- [Written request]:
In the listing below, find the line that contains "Recreate this image" and the line that contains "ax = fig.add_axes([0.119, 0.127, 0.875, 0.847])". Quote both and every line between them, exactly, and nothing more.

- [Material provided]:
=-=-=

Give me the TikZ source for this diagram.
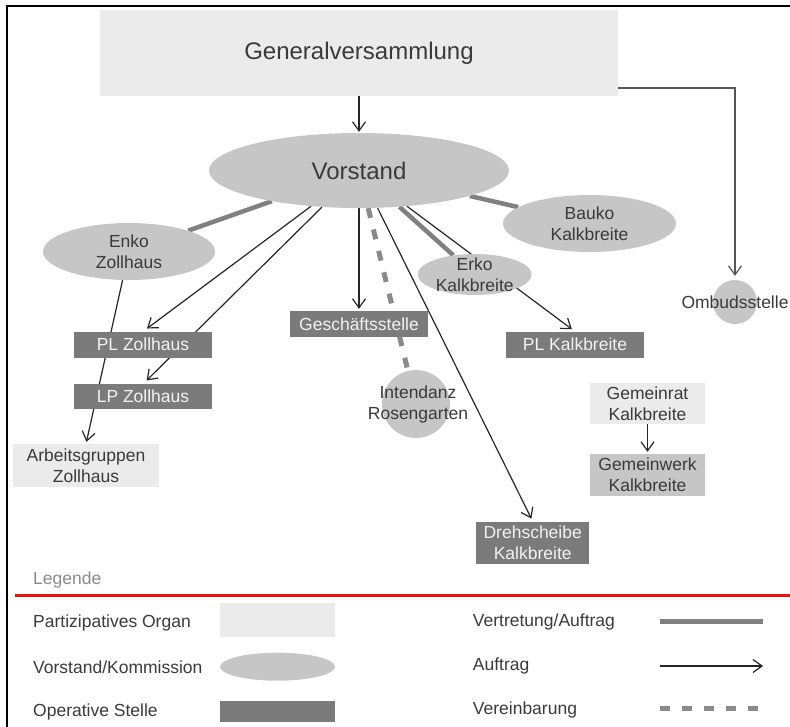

=-=-=

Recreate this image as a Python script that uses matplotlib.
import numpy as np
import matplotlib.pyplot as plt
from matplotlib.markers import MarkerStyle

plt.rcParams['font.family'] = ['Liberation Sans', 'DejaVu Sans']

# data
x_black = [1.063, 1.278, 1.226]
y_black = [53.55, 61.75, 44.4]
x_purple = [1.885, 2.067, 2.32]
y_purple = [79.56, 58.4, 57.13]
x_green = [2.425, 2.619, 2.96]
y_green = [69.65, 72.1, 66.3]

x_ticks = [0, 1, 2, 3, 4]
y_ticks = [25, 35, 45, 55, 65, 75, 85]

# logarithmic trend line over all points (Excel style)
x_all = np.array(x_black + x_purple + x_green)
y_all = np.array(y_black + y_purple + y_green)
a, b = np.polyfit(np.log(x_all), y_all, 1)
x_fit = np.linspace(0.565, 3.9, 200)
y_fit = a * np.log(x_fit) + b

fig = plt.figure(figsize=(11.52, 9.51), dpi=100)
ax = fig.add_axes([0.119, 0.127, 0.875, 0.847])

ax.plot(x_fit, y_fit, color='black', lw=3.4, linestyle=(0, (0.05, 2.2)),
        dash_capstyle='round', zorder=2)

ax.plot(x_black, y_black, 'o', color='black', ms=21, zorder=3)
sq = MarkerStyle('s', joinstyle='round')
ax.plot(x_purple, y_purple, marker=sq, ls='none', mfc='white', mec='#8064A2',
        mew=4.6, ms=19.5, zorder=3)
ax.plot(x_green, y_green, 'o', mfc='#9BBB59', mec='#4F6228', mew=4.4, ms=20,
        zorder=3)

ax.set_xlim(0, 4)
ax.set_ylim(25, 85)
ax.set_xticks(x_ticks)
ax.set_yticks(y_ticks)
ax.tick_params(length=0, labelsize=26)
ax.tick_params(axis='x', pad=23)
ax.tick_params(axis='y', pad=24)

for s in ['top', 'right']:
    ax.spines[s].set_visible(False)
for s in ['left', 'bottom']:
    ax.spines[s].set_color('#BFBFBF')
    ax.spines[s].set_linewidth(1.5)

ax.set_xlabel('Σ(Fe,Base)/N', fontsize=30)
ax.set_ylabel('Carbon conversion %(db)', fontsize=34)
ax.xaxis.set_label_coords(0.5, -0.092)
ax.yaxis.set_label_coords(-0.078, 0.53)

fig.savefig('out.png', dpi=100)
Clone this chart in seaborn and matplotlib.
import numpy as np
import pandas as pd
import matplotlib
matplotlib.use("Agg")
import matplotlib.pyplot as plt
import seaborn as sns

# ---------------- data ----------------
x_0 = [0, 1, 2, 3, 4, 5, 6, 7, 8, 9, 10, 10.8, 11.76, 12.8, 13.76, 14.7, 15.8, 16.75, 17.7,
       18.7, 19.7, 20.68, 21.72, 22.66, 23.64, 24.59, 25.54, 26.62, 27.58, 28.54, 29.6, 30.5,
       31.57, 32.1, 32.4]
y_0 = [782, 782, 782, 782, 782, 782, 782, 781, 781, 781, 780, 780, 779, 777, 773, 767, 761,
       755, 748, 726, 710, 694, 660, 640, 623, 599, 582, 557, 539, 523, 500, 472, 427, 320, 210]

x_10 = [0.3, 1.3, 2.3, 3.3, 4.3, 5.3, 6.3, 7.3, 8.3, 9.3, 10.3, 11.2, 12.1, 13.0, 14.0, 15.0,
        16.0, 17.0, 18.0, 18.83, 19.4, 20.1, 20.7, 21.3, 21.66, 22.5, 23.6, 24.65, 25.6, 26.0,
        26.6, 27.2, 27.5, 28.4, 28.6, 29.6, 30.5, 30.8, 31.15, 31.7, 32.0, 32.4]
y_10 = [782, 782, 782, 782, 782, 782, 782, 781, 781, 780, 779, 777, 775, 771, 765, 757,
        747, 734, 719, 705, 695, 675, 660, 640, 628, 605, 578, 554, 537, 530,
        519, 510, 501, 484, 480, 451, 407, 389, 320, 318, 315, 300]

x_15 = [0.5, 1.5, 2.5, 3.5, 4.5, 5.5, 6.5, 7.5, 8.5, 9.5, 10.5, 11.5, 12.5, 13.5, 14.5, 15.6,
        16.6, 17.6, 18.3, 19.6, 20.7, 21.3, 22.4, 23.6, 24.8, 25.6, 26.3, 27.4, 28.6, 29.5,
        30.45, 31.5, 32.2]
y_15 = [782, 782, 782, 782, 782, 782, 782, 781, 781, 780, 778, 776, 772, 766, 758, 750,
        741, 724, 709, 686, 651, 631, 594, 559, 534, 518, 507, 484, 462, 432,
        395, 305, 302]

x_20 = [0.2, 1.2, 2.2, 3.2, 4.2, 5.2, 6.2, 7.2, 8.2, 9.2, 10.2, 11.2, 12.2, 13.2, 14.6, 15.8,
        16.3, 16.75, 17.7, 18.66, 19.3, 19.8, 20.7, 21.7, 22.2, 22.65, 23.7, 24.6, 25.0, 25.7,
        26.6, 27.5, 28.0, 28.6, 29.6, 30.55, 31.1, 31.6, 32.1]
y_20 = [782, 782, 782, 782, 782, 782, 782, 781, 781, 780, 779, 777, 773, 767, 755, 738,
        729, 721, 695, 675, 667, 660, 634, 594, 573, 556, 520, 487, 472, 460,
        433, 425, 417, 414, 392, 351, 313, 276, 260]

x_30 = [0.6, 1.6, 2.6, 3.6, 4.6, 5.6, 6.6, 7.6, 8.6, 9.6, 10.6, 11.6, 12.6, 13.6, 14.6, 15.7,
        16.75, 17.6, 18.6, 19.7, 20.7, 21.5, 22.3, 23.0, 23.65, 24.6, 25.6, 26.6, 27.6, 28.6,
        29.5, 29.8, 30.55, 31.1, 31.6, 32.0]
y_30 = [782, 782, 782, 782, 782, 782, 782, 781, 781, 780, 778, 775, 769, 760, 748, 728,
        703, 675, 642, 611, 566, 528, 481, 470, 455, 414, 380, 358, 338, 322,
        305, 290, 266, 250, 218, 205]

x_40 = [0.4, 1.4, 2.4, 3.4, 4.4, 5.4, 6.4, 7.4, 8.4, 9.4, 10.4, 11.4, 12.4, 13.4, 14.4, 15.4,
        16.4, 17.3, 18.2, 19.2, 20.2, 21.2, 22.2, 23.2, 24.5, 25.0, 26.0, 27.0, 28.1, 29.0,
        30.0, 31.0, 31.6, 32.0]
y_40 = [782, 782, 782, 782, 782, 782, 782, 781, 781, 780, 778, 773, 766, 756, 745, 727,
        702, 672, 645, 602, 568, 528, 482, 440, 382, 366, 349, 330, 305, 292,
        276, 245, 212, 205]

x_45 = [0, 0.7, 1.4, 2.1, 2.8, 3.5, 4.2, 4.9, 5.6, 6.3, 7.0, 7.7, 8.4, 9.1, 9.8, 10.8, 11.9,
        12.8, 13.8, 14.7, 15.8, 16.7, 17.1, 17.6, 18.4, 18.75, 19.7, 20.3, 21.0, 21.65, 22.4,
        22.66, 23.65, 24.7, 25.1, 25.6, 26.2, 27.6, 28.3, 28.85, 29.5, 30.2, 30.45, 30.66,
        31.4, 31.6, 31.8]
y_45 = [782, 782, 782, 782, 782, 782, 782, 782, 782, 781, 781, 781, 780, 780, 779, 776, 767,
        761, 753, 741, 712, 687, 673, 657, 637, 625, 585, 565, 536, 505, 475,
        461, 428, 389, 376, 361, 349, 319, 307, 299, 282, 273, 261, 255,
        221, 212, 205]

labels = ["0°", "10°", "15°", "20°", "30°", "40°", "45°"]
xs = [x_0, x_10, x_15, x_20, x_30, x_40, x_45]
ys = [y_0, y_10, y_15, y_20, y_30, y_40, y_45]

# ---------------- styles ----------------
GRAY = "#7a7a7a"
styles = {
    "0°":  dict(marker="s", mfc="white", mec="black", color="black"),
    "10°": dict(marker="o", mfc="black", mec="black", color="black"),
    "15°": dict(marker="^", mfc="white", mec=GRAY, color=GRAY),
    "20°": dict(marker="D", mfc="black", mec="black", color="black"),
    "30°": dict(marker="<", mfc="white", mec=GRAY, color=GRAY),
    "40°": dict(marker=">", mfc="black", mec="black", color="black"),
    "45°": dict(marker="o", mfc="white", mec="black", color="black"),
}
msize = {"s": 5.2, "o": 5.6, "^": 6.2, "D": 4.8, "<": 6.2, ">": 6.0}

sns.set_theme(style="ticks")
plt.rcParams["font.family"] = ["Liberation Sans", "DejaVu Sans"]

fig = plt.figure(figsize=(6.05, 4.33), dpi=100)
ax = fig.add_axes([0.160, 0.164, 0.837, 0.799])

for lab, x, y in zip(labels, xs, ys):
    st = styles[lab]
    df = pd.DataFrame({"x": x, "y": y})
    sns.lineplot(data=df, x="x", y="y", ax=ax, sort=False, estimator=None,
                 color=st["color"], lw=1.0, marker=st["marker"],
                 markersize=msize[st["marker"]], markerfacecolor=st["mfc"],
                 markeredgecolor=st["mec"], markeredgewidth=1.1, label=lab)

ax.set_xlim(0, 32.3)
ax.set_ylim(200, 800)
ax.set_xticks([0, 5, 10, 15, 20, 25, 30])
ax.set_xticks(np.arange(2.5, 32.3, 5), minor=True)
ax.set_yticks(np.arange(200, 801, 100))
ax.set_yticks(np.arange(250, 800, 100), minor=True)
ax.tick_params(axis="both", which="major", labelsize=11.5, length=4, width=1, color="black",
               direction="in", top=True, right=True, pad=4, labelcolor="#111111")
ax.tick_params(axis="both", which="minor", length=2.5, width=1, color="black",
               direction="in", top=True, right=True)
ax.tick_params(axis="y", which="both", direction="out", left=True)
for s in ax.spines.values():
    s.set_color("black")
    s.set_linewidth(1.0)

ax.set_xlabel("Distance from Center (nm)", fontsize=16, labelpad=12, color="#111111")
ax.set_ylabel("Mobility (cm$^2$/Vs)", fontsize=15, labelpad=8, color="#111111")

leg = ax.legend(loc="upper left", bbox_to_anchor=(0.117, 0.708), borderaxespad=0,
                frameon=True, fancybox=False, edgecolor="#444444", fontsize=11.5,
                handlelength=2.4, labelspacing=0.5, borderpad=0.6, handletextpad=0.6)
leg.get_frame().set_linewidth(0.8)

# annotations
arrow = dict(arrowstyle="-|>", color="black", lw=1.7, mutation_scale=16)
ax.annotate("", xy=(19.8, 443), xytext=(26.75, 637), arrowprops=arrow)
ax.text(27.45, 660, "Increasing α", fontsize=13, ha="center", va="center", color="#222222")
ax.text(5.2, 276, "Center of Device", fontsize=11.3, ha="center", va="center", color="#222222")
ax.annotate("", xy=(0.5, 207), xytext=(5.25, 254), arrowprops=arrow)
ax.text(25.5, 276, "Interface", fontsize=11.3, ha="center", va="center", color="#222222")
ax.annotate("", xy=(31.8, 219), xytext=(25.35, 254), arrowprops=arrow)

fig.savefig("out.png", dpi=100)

=-=-=

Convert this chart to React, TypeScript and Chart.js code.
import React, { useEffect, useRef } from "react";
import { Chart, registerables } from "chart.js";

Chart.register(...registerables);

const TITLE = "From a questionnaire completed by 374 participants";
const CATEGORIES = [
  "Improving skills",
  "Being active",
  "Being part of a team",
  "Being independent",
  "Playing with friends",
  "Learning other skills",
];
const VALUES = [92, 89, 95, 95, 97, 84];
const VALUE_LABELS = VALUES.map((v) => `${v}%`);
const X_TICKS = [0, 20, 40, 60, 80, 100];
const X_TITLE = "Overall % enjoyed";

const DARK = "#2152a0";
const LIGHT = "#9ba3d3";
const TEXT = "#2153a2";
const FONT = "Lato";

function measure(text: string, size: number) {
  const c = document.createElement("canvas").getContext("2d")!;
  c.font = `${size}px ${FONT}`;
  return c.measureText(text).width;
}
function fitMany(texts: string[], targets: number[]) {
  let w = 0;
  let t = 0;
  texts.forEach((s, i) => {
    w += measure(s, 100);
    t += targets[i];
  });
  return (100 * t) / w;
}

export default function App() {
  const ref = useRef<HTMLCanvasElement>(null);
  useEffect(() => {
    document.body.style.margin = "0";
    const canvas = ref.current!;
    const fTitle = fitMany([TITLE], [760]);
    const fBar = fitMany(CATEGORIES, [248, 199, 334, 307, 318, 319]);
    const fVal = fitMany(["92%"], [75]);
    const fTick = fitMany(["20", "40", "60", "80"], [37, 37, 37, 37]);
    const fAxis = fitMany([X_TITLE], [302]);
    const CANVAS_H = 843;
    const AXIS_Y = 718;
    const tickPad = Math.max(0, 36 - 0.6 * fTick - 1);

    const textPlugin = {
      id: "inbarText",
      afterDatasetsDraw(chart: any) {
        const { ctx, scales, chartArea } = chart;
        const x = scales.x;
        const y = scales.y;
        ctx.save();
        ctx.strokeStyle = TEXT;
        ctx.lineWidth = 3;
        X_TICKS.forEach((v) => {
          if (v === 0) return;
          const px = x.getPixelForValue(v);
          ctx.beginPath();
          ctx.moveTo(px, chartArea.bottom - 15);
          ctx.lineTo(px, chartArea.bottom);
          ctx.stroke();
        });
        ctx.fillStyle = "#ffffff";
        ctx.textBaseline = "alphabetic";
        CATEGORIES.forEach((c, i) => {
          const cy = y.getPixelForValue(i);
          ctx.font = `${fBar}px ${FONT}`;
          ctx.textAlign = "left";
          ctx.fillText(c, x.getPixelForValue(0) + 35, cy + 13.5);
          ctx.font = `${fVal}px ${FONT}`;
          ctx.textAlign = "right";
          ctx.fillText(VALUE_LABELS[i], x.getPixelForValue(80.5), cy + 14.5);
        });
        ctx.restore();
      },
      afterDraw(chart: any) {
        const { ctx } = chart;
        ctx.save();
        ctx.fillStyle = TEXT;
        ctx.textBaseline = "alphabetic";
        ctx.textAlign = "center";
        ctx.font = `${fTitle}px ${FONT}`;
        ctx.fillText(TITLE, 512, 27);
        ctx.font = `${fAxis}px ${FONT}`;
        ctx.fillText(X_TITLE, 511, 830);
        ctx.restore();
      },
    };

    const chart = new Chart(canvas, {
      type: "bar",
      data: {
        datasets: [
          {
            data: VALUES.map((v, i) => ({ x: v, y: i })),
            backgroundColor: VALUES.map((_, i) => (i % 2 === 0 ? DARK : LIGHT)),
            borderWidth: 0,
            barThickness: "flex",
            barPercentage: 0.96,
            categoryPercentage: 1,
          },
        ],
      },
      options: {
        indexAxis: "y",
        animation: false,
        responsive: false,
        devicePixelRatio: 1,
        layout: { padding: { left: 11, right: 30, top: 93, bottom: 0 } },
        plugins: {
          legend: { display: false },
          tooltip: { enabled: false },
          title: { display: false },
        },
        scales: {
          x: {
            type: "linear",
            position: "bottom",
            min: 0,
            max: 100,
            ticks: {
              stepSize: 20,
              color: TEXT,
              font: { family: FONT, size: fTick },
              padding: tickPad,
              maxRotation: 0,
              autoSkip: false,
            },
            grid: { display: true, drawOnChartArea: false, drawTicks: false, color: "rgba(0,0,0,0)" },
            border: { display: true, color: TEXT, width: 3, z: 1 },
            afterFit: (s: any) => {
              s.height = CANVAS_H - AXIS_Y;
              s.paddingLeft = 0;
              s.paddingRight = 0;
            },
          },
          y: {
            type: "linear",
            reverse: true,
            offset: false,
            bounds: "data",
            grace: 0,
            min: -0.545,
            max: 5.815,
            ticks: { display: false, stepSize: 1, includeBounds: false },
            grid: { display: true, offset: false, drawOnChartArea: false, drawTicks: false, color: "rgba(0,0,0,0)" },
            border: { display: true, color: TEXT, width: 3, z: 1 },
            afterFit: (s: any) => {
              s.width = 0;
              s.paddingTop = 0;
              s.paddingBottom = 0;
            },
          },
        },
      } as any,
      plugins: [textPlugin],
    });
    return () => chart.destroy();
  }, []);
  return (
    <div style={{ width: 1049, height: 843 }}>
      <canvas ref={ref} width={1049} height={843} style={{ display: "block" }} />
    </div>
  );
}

=-=-=

- [Task response]:
Recreate this image as a Python script that uses matplotlib.
import numpy as np
import matplotlib.pyplot as plt
from matplotlib.markers import MarkerStyle

plt.rcParams['font.family'] = ['Liberation Sans', 'DejaVu Sans']

# data
x_black = [1.063, 1.278, 1.226]
y_black = [53.55, 61.75, 44.4]
x_purple = [1.885, 2.067, 2.32]
y_purple = [79.56, 58.4, 57.13]
x_green = [2.425, 2.619, 2.96]
y_green = [69.65, 72.1, 66.3]

x_ticks = [0, 1, 2, 3, 4]
y_ticks = [25, 35, 45, 55, 65, 75, 85]

# logarithmic trend line over all points (Excel style)
x_all = np.array(x_black + x_purple + x_green)
y_all = np.array(y_black + y_purple + y_green)
a, b = np.polyfit(np.log(x_all), y_all, 1)
x_fit = np.linspace(0.565, 3.9, 200)
y_fit = a * np.log(x_fit) + b

fig = plt.figure(figsize=(11.52, 9.51), dpi=100)
ax = fig.add_axes([0.119, 0.127, 0.875, 0.847])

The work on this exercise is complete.